==== INFORMATION SHOWN

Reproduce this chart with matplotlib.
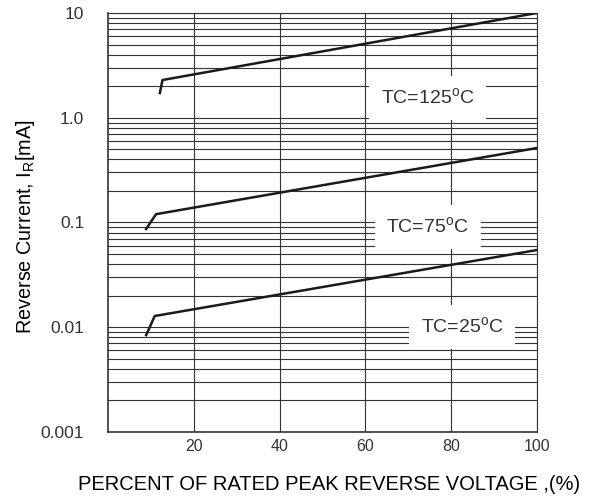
import numpy as np
import matplotlib.pyplot as plt
import matplotlib

matplotlib.rcParams['font.family'] = ['Liberation Sans', 'DejaVu Sans']
matplotlib.rcParams['mathtext.fontset'] = 'custom'
matplotlib.rcParams['mathtext.rm'] = 'Liberation Sans'

# percent of rated peak reverse voltage, reverse current (mA)
x_25 = [8.9, 10.9, 100]
ir_25 = [0.0084, 0.0128, 0.0546]
x_75 = [8.9, 11.2, 100]
ir_75 = [0.0867, 0.120, 0.514]
x_125 = [12.1, 12.7, 100]
ir_125 = [1.72, 2.29, 10.0]

y_ticks = [0.001, 0.01, 0.1, 1.0, 10]
y_labels = ['0.001', '0.01', '0.1', '1.0', '10']
x_ticks = [20, 40, 60, 80, 100]

fig = plt.figure(figsize=(5.91, 4.99), dpi=100, facecolor='white')
ax = fig.add_axes([0.1827, 0.1343, 0.7259, 0.8397])
ax.set_yscale('log')
ax.set_xlim(0, 100)
ax.set_ylim(0.001, 10)

ax.set_yticks(y_ticks)
ax.set_yticklabels(y_labels)
ax.set_xticks(x_ticks)
ax.yaxis.set_minor_locator(matplotlib.ticker.LogLocator(base=10, subs=np.arange(2, 10)))
ax.yaxis.set_minor_formatter(matplotlib.ticker.NullFormatter())
ax.tick_params(which='both', length=0)
ax.tick_params(axis='y', pad=17, labelsize=12.5, labelcolor='#333333')
ax.tick_params(axis='x', pad=5, labelsize=11.5, labelcolor='#333333')

ax.grid(True, which='both', axis='y', color='#333333', linewidth=0.8)
ax.grid(True, which='major', axis='x', color='#333333', linewidth=0.8)
for s in ax.spines.values():
    s.set_color('#333333')
    s.set_linewidth(0.8)
ax.spines['left'].set_linewidth(1.2)
ax.spines['bottom'].set_linewidth(1.2)

for xs, ys in [(x_25, ir_25), (x_75, ir_75), (x_125, ir_125)]:
    ax.plot(xs, ys, color='#1a1a1a', linewidth=1.8, zorder=3)

box = dict(facecolor='white', edgecolor='none', boxstyle='square,pad=0.6')
ax.text(74.5, 1.55, r'TC=125$^{\rm o}$C', ha='center', va='center', fontsize=14,
        color='#333333', bbox=box, zorder=4)
ax.text(74.5, 0.0906, r'TC=75$^{\rm o}$C', ha='center', va='center', fontsize=14,
        color='#333333', bbox=box, zorder=4)
ax.text(82.5, 0.0101, r'TC=25$^{\rm o}$C', ha='center', va='center', fontsize=14,
        color='#333333', bbox=box, zorder=4)

ax.set_ylabel(r'Reverse Current, I$_{\rm R}$[mA]', fontsize=14.3, labelpad=3)
ax.yaxis.label.set_y(0.49)
ax.set_xlabel('PERCENT OF RATED PEAK REVERSE VOLTAGE ,(%)', fontsize=14.5, labelpad=15)
ax.xaxis.label.set_x(0.515)

fig.savefig('out.png', dpi=100)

========

*AIM:* Leave out the pictures, then repeat the listing above exactly from its first line to the line with "x_ticks = [20, 40, 60, 80, 100]", inclusive.

*REPLY:*
Reproduce this chart with matplotlib.
import numpy as np
import matplotlib.pyplot as plt
import matplotlib

matplotlib.rcParams['font.family'] = ['Liberation Sans', 'DejaVu Sans']
matplotlib.rcParams['mathtext.fontset'] = 'custom'
matplotlib.rcParams['mathtext.rm'] = 'Liberation Sans'

# percent of rated peak reverse voltage, reverse current (mA)
x_25 = [8.9, 10.9, 100]
ir_25 = [0.0084, 0.0128, 0.0546]
x_75 = [8.9, 11.2, 100]
ir_75 = [0.0867, 0.120, 0.514]
x_125 = [12.1, 12.7, 100]
ir_125 = [1.72, 2.29, 10.0]

y_ticks = [0.001, 0.01, 0.1, 1.0, 10]
y_labels = ['0.001', '0.01', '0.1', '1.0', '10']
x_ticks = [20, 40, 60, 80, 100]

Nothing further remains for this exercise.